:: Short problem ::
Take the lines of the data below from the very first through the line containing "(t3.south) -- (\n.north);" and output them exactly, pictures excluded.

─── Given information

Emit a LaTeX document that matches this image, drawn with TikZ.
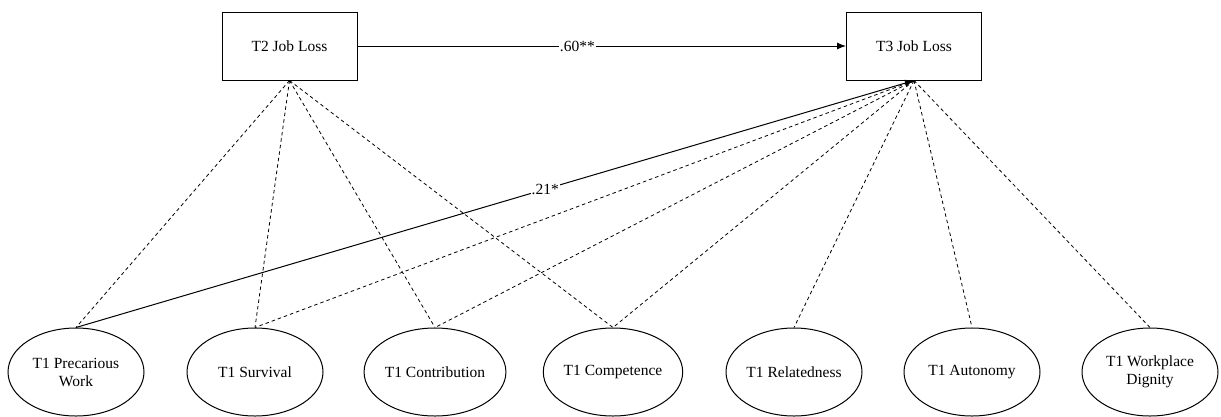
\documentclass[tikz,border=0pt]{standalone}
\usepackage{fontspec}
\setmainfont{Liberation Serif}
\usetikzlibrary{shapes.geometric,arrows.meta}
\begin{document}
\begin{tikzpicture}[x=1pt,y=-1pt,
  every node/.style={font=\fontsize{15.5}{18}\selectfont},
  box/.style={draw, line width=1pt, minimum width=135pt, minimum height=68pt, inner sep=0pt},
  latent/.style={draw, ellipse, line width=1pt, minimum width=136pt, minimum height=88pt, inner sep=0pt, align=center},
  dline/.style={dashed, dash pattern=on 3.5pt off 3pt, line width=0.8pt},
  sline/.style={line width=1pt},
  tip/.style={-{Latex[length=9pt,width=7pt]}},
  lbl/.style={fill=white, inner sep=1pt}
]
\useasboundingbox (0,0) rectangle (1221,416);
\node[box] (t2) at (289.5,46) {T2 Job Loss};
\node[box] (t3) at (914,46) {T3 Job Loss};

\node[latent] (pw) at (76,372) {T1 Precarious\\Work};
\node[latent] (sv) at (255,372) {T1 Survival};
\node[latent] (ct) at (435,372) {T1 Contribution};
\node[latent] (cp) at (613,372) {T1 Competence};
\node[latent] (rl) at (794,372) {T1 Relatedness};
\node[latent] (au) at (972,372) {T1 Autonomy};
\node[latent] (dg) at (1150,372) {T1 Workplace\\Dignity};

\draw[sline,tip] (t2.east) -- node[lbl,pos=0.45] {.60**} (t3.west);

\foreach \n in {pw,sv,ct,cp}
  \draw[dline] (t2.south) -- (\n.north);
\foreach \n in {sv,ct,cp,rl,au,dg}
  \draw[dline] (t3.south) -- (\n.north);

\draw[sline,tip] (pw.north) -- node[lbl,pos=0.56] {.21*} (t3.south);
\end{tikzpicture}
\end{document}
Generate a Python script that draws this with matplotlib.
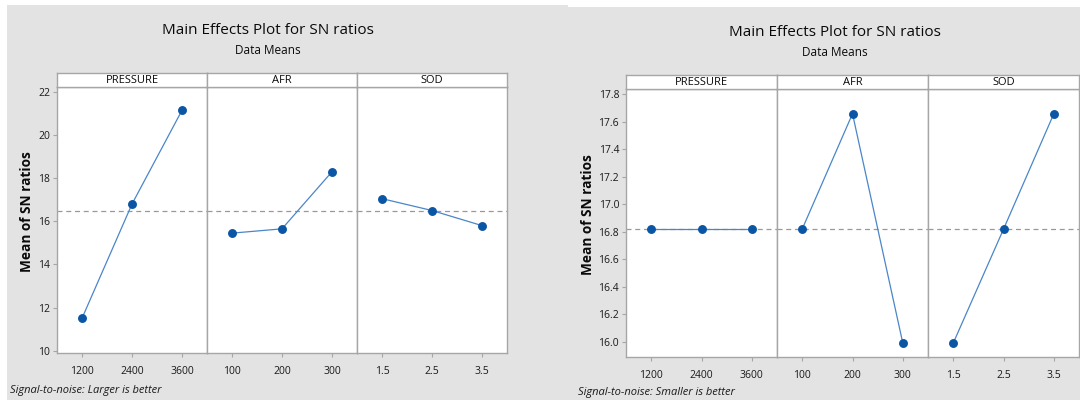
import matplotlib
matplotlib.use("Agg")
import matplotlib.pyplot as plt
from matplotlib.patches import Rectangle

plt.rcParams['font.family'] = ['Open Sans', 'DejaVu Sans']

factors = ["PRESSURE", "AFR", "SOD"]
levels_pressure = ["1200", "2400", "3600"]
levels_afr = ["100", "200", "300"]
levels_sod = ["1.5", "2.5", "3.5"]
level_labels = [levels_pressure, levels_afr, levels_sod]

# Left chart: Larger is better
left_pressure = [11.5, 16.8, 21.15]
left_afr = [15.45, 15.65, 18.3]
left_sod = [17.05, 16.5, 15.8]
left_mean = 16.47
left_yticks = [10, 12, 14, 16, 18, 20, 22]

# Right chart: Smaller is better
right_pressure = [16.82, 16.82, 16.82]
right_afr = [16.82, 17.66, 15.99]
right_sod = [15.99, 16.82, 17.66]
right_mean = 16.82
right_yticks = [16.0, 16.2, 16.4, 16.6, 16.8, 17.0, 17.2, 17.4, 17.6, 17.8]

W, H = 1080, 400
BG = "#e3e3e3"
FRAME = "#a6a6a6"
BLUE = "#0a56a5"
LINE = "#4a86c8"
TXT = "#0a0a0a"

fig = plt.figure(figsize=(W / 100, H / 100), dpi=100)
fig.patch.set_facecolor("white")


def px(x0, y0, x1, y1):
    return [x0 / W, 1 - y1 / H, (x1 - x0) / W, (y1 - y0) / H]


# gray backgrounds
fig.patches.append(Rectangle((7 / W, 0), (568 - 7) / W, 1 - 5 / H,
                             transform=fig.transFigure, facecolor=BG,
                             edgecolor="none", zorder=-10))
fig.patches.append(Rectangle((568 / W, 0), (W - 568) / W, 1 - 7 / H,
                             transform=fig.transFigure, facecolor=BG,
                             edgecolor="none", zorder=-10))


def draw_chart(x0, x1, top, strip_top, bottom, series, mean, yticks, ylim,
               yfmt, title_xy, sub_xy, ylabel_xy, foot_xy, foot_text):
    pw = (x1 - x0) / 3
    for i in range(3):
        ax = fig.add_axes(px(x0 + i * pw, top, x0 + (i + 1) * pw, bottom))
        ax.set_zorder(1)
        ax.set_facecolor("white")
        ax.plot([0, 1, 2], series[i], color=LINE, lw=0.9, zorder=3)
        ax.plot([0, 1, 2], series[i], 'o', color=BLUE, ms=5.4, zorder=4)
        ax.axhline(mean, color="#999999", lw=0.9, ls=(0, (4, 3)), zorder=2)
        ax.set_xlim(-0.5, 2.5)
        ax.set_ylim(*ylim)
        ax.set_xticks([0, 1, 2])
        ax.set_xticklabels(level_labels[i], fontsize=7.5, color="#1a1a1a")
        ax.tick_params(axis='x', length=3, width=0.8, color=FRAME, pad=6)
        if i == 0:
            ax.set_yticks(yticks)
            ax.set_yticklabels([yfmt.format(v) for v in yticks], fontsize=7.5,
                               color="#1a1a1a")
            ax.tick_params(axis='y', length=3, width=0.8, color=FRAME, pad=2)
        else:
            ax.set_yticks([])
        for s in ax.spines.values():
            s.set_color(FRAME)
            s.set_linewidth(1.0)
        sax = fig.add_axes(px(x0 + i * pw, strip_top, x0 + (i + 1) * pw, top))
        sax.set_zorder(1)
        sax.set_facecolor("white")
        sax.set_xticks([])
        sax.set_yticks([])
        for s in sax.spines.values():
            s.set_color(FRAME)
            s.set_linewidth(1.0)
        sax.text(0.5, 0.45, factors[i], ha='center', va='center', fontsize=8,
                 color=TXT, transform=sax.transAxes)
    fig.text(title_xy[0] / W, 1 - title_xy[1] / H, "Main Effects Plot for SN ratios",
             ha='center', va='center', fontsize=11, color=TXT)
    fig.text(sub_xy[0] / W, 1 - sub_xy[1] / H, "Data Means",
             ha='center', va='center', fontsize=8.5, color=TXT)
    fig.text(ylabel_xy[0] / W, 1 - ylabel_xy[1] / H, "Mean of SN ratios",
             rotation=90, ha='center', va='center', fontsize=9.8,
             fontweight='bold', color=TXT)
    fig.text(foot_xy[0] / W, 1 - foot_xy[1] / H, foot_text, ha='left',
             va='center', fontsize=8, style='italic', color="#1a1a1a")


draw_chart(57, 507, 87, 73, 353,
           [left_pressure, left_afr, left_sod], left_mean, left_yticks,
           (9.89, 22.23), "{:.0f}", (268, 30), (268, 51), (27, 212), (10, 391),
           "Signal-to-noise: Larger is better")

draw_chart(626, 1079, 89, 75, 357,
           [right_pressure, right_afr, right_sod], right_mean, right_yticks,
           (15.89, 17.84), "{:.1f}", (835, 33), (835, 53), (588, 215), (578, 393),
           "Signal-to-noise: Smaller is better")

fig.savefig("out.png", dpi=100, facecolor=fig.get_facecolor())
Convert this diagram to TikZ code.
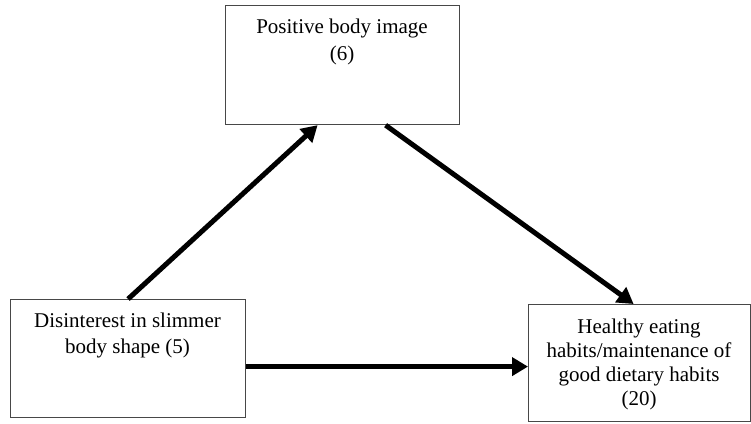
\documentclass[tikz,border=0pt]{standalone}
\usepackage{fontspec}
\setmainfont{Liberation Serif}
\usetikzlibrary{arrows.meta,calc}
\begin{document}
\begin{tikzpicture}[x=1pt,y=-1pt,
  box/.style={draw=black!72,line width=1.2pt,inner sep=0pt,anchor=north west},
  boxtext/.style={align=center,anchor=base,inner sep=0pt},
  flow/.style={line width=5pt,-{Triangle[length=16pt,width=18pt]},black}]
\useasboundingbox (0,0) rectangle (751,423);

% the three boxes
\node[box,minimum width=234pt,minimum height=119pt] (tbox) at (225,5) {};
\node[box,minimum width=235pt,minimum height=118pt] (lbox) at (10,299) {};
\node[box,minimum width=222pt,minimum height=117pt] (rbox) at (528,304) {};

% box labels (placed by the baseline of their last line)
\node[boxtext,font=\fontsize{21}{27}\selectfont] (ttext) at (342,60)
  {Positive body image\\(6)};
\node[boxtext,font=\fontsize{21}{26}\selectfont] (ltext) at (127.5,353)
  {Disinterest in slimmer\\body shape (5)};
\node[boxtext,font=\fontsize{21}{24}\selectfont] (rtext) at (639,405)
  {Healthy eating\\habits/maintenance of\\good dietary habits\\(20)};

% arrows between the boxes
\draw[flow] (lbox.north) -- ([xshift=-25pt]tbox.south);
\draw[flow] ([xshift=43pt]tbox.south) -- ([xshift=-6pt]rbox.north);
\draw[flow,line width=5.5pt] ([yshift=-8pt]lbox.east) -- ([yshift=-8pt]lbox.east -| rbox.west);
\end{tikzpicture}
\end{document}
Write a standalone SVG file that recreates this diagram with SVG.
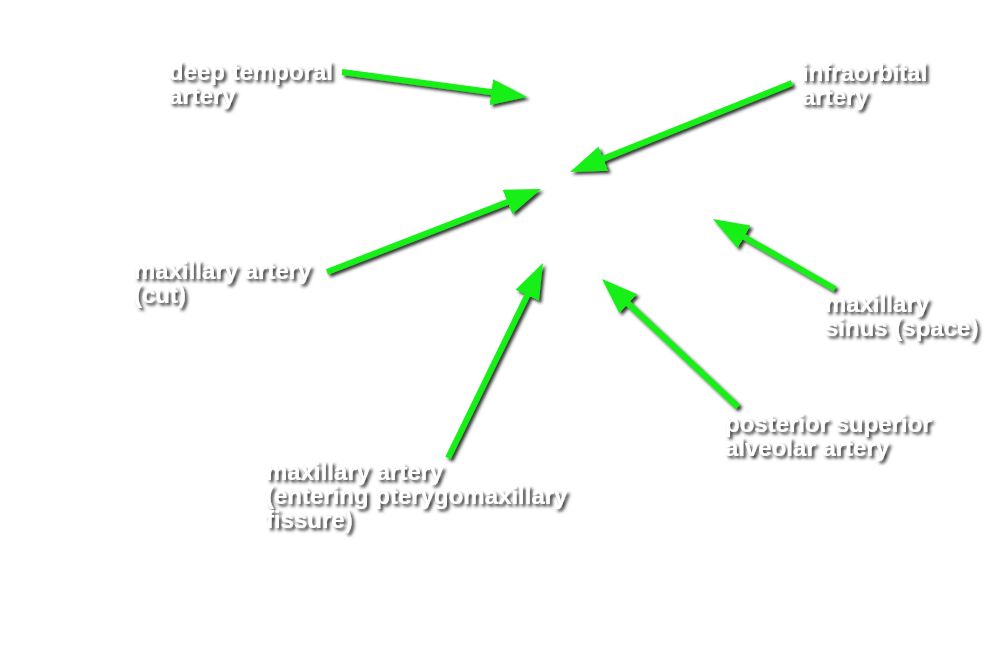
<svg xmlns="http://www.w3.org/2000/svg" width="1000" height="664" viewBox="0 0 1000 664">
<defs>
<style>
.lbl{font-family:"Liberation Sans",Arial,Helvetica,sans-serif;font-weight:bold;font-size:24px;fill:#ffffff;}
.arr{stroke:#14f014;stroke-width:6;fill:none;marker-end:url(#head);}
</style>
<filter id="sh" x="-20%" y="-20%" width="140%" height="140%">
<feDropShadow dx="2.5" dy="2.5" stdDeviation="1.4" flood-color="#1a1a1a" flood-opacity="0.9"/>
</filter>
<marker id="head" markerUnits="userSpaceOnUse" markerWidth="36" markerHeight="26" refX="16" refY="13" orient="auto" viewBox="0 0 36 26">
<path d="M0,0 L36,13 L0,26 z" fill="#14f014"/>
</marker>
</defs>
<rect width="1000" height="664" fill="#ffffff"/>
<g id="connectors" filter="url(#sh)">
<line class="arr" x1="342" y1="72" x2="507.2" y2="94.3"/>
<line class="arr" x1="792" y1="83" x2="588.6" y2="164.6"/>
<line class="arr" x1="327" y1="272" x2="522.4" y2="196.2"/>
<line class="arr" x1="448" y1="458" x2="534.2" y2="281.0"/>
<line class="arr" x1="738" y1="407" x2="616.6" y2="292.7"/>
<line class="arr" x1="835" y1="289" x2="730.3" y2="229.0"/>
</g>
<g id="deep-temporal" filter="url(#sh)"><text class="lbl" x="169" y="80">deep temporal<tspan x="169" dy="24">artery</tspan></text></g>
<g id="infraorbital" filter="url(#sh)"><text class="lbl" x="802" y="81">infraorbital<tspan x="802" dy="24">artery</tspan></text></g>
<g id="maxillary-cut" filter="url(#sh)"><text class="lbl" x="134" y="279">maxillary artery<tspan x="134" dy="24">(cut)</tspan></text></g>
<g id="maxillary-sinus" filter="url(#sh)"><text class="lbl" x="825" y="312">maxillary<tspan x="825" dy="24">sinus (space)</tspan></text></g>
<g id="psa" filter="url(#sh)"><text class="lbl" x="725" y="432">posterior superior<tspan x="725" dy="24">alveolar artery</tspan></text></g>
<g id="maxillary-entering" filter="url(#sh)"><text class="lbl" x="266" y="480">maxillary artery<tspan x="266" dy="24">(entering pterygomaxillary</tspan><tspan x="266" dy="24">fissure)</tspan></text></g>
</svg>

──────

:: Response to this task ::
Emit a LaTeX document that matches this image, drawn with TikZ.
\documentclass[tikz,border=0pt]{standalone}
\usepackage{fontspec}
\setmainfont{Liberation Serif}
\usetikzlibrary{shapes.geometric,arrows.meta}
\begin{document}
\begin{tikzpicture}[x=1pt,y=-1pt,
  every node/.style={font=\fontsize{15.5}{18}\selectfont},
  box/.style={draw, line width=1pt, minimum width=135pt, minimum height=68pt, inner sep=0pt},
  latent/.style={draw, ellipse, line width=1pt, minimum width=136pt, minimum height=88pt, inner sep=0pt, align=center},
  dline/.style={dashed, dash pattern=on 3.5pt off 3pt, line width=0.8pt},
  sline/.style={line width=1pt},
  tip/.style={-{Latex[length=9pt,width=7pt]}},
  lbl/.style={fill=white, inner sep=1pt}
]
\useasboundingbox (0,0) rectangle (1221,416);
\node[box] (t2) at (289.5,46) {T2 Job Loss};
\node[box] (t3) at (914,46) {T3 Job Loss};

\node[latent] (pw) at (76,372) {T1 Precarious\\Work};
\node[latent] (sv) at (255,372) {T1 Survival};
\node[latent] (ct) at (435,372) {T1 Contribution};
\node[latent] (cp) at (613,372) {T1 Competence};
\node[latent] (rl) at (794,372) {T1 Relatedness};
\node[latent] (au) at (972,372) {T1 Autonomy};
\node[latent] (dg) at (1150,372) {T1 Workplace\\Dignity};

\draw[sline,tip] (t2.east) -- node[lbl,pos=0.45] {.60**} (t3.west);

\foreach \n in {pw,sv,ct,cp}
  \draw[dline] (t2.south) -- (\n.north);
\foreach \n in {sv,ct,cp,rl,au,dg}
  \draw[dline] (t3.south) -- (\n.north);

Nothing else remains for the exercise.